BNY sticks to three Fed cuts despite Iran-driven oil shock

As geopolitical risk from the Middle East pushes oil prices higher and complicates the inflation outlook, BNY macro strategist John Velis is maintaining his call for three Federal Reserve rate cuts in H2 2026 – anchoring the forecast on labor market deterioration rather than price dynamics.

The BNY case

Velis notes that even amid the recent geopolitical shock, the rates curve has barely budged. Markets are still pricing in two Fed cuts for the year, despite a small rise in oil prices and a modest uptick in inflation expectations. 

His main concern is the labor market: “Our rate call rests on concerns over the labor market, which is at best flat and could decline further. Even with sticky inflation, if labor deteriorates, the FOMC will respond with looser policy at the expense of inflation,” Velis said.

On the inflation side, he acknowledged that producer prices last week came in disappointingly high, driven by services – particularly trade services, a proxy for margins, where the relevant PPI subcategory rose 4.2%. He attributes this partly to firms passing on tariff costs.

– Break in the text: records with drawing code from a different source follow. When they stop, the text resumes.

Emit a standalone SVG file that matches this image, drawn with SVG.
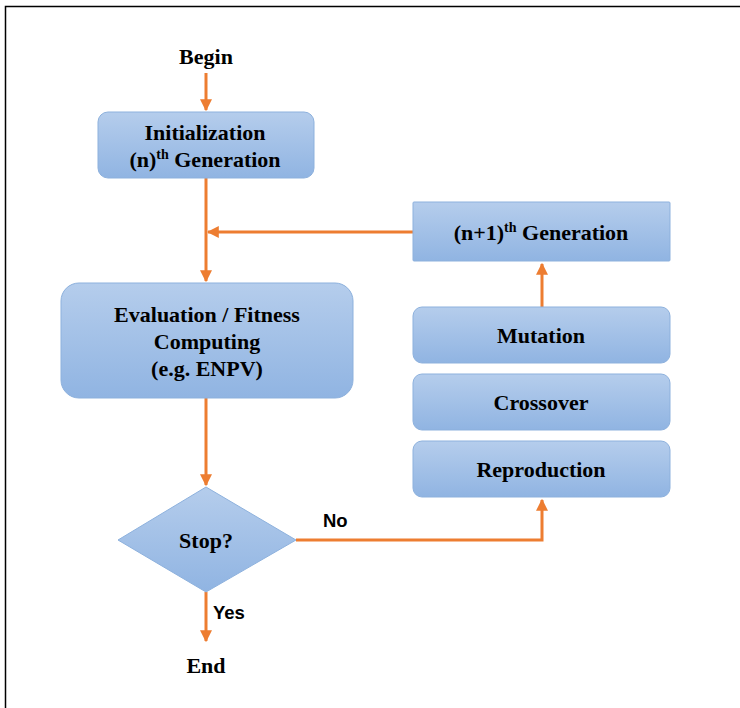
<svg xmlns="http://www.w3.org/2000/svg" width="740" height="708" viewBox="0 0 740 708">
<defs>
<linearGradient id="g" x1="0" y1="0" x2="0" y2="1">
<stop offset="0" stop-color="#b5cdec"/>
<stop offset="1" stop-color="#90b4e2"/>
</linearGradient>
<marker id="ah" viewBox="0 0 10 10" refX="9" refY="5" markerWidth="4" markerHeight="4" orient="auto" markerUnits="strokeWidth">
<path d="M0,0 L10,5 L0,10 z" fill="#ed7d31"/>
</marker>
<style>
.box{fill:url(#g);stroke:#8db1dd;stroke-width:1}
.t{font-family:"Liberation Serif","Times New Roman",serif;font-weight:bold;font-size:22px;fill:#000;text-anchor:middle}
.s{font-family:"Liberation Sans",Arial,sans-serif;font-weight:bold;font-size:18.5px;fill:#000}
.c{fill:none;stroke:#ed7d31;stroke-width:3}
</style>
</defs>
<rect width="740" height="708" fill="#fff"/>
<path d="M5.5,708 V6.5 H740" fill="none" stroke="#000" stroke-width="1.5"/>
<g id="connectors">
<path class="c" d="M206,73 V110" marker-end="url(#ah)"/>
<path class="c" d="M206,178 V281" marker-end="url(#ah)"/>
<path class="c" d="M413,232 H208" marker-end="url(#ah)"/>
<path class="c" d="M542,307 V264" marker-end="url(#ah)"/>
<path class="c" d="M206,398 V485" marker-end="url(#ah)"/>
<path class="c" d="M296,540 H542 V500" marker-end="url(#ah)"/>
<path class="c" d="M206,592 V641" marker-end="url(#ah)"/>
<text class="s" x="323" y="527">No</text>
<text class="s" x="213" y="619">Yes</text>
</g>
<g id="begin"><text class="t" x="206" y="64">Begin</text></g>
<g id="init">
<rect class="box" x="98" y="112" width="216" height="66" rx="10"/>
<text class="t" x="205" y="140">Initialization</text>
<text class="t" x="205" y="167">(n)<tspan font-size="14" dy="-8">th</tspan><tspan dy="8"> Generation</tspan></text>
</g>
<g id="nextgen">
<rect class="box" x="413" y="202" width="257" height="59" rx="1"/>
<text class="t" x="541" y="240">(n+1)<tspan font-size="14" dy="-8">th</tspan><tspan dy="8"> Generation</tspan></text>
</g>
<g id="mutation">
<rect class="box" x="413" y="307" width="257" height="56" rx="9"/>
<text class="t" x="541" y="343">Mutation</text>
</g>
<g id="crossover">
<rect class="box" x="413" y="374" width="257" height="56" rx="9"/>
<text class="t" x="541" y="410">Crossover</text>
</g>
<g id="reproduction">
<rect class="box" x="413" y="441" width="257" height="56" rx="9"/>
<text class="t" x="541" y="477">Reproduction</text>
</g>
<g id="evaluation">
<rect class="box" x="61" y="283" width="292" height="115" rx="18"/>
<text class="t" x="207" y="322">Evaluation / Fitness</text>
<text class="t" x="207" y="349">Computing</text>
<text class="t" x="207" y="376">(e.g. ENPV)</text>
</g>
<g id="stop">
<polygon class="box" points="206,487 296,540 206,592 118,540"/>
<text class="t" x="206" y="548">Stop?</text>
</g>
<g id="end"><text class="t" x="206" y="673">End</text></g>
</svg>
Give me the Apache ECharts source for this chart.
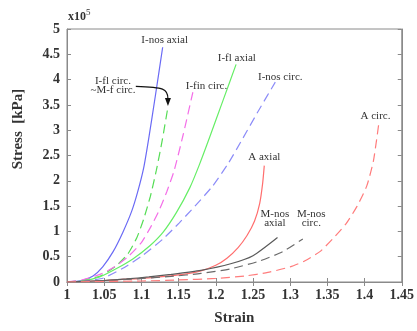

BNY Mellon holds the most aggressive expectations for interest rate cuts – Source: bny.com

Where the market stands

The BNY view is more dovish than current market pricing. Traders were pricing roughly 0.56% of Fed rate cuts for the full year as of March 2, down from 0.6% before the U.S.-Israeli strikes on Iran. CME FedWatch data shows roughly 97% probability that the Fed holds rates unchanged at its March 18 meeting.

Former Treasury Secretary Janet Yellen put it more directly. “I think the recent Iran situation puts the Fed even more on hold, more reluctant to cut rates than they were before this happened,” she said at a shipping industry conference in Long Beach. Inflation is already running about a percentage point above the Fed's 2% target, with tariffs contributing roughly half a point of the current 3% pace, she noted.

The scenario split

Wall Street is divided on how durable the oil shock will be. Citi analysts wrote that they do not expect geopolitical developments to significantly affect Fed policy rate plans, with modest upside risk to inflation offset by less supportive financial conditions. JPMorgan's Jamie Dimon told CNBC there won't be a major inflationary hit as long as the conflict is not prolonged, given the U.S.'s relative insulation from energy shocks through domestic production.

At the other extreme, Natixis economists outlined a scenario where the conflict broadens regionally, oil holds above $120, shipping lanes are disrupted, and the Fed ultimately cuts rates quickly to stave off an economic downturn – a very different path to easing than the one BNY is projecting. For now, the NFP report on Friday is the next data point that could shift the calculus.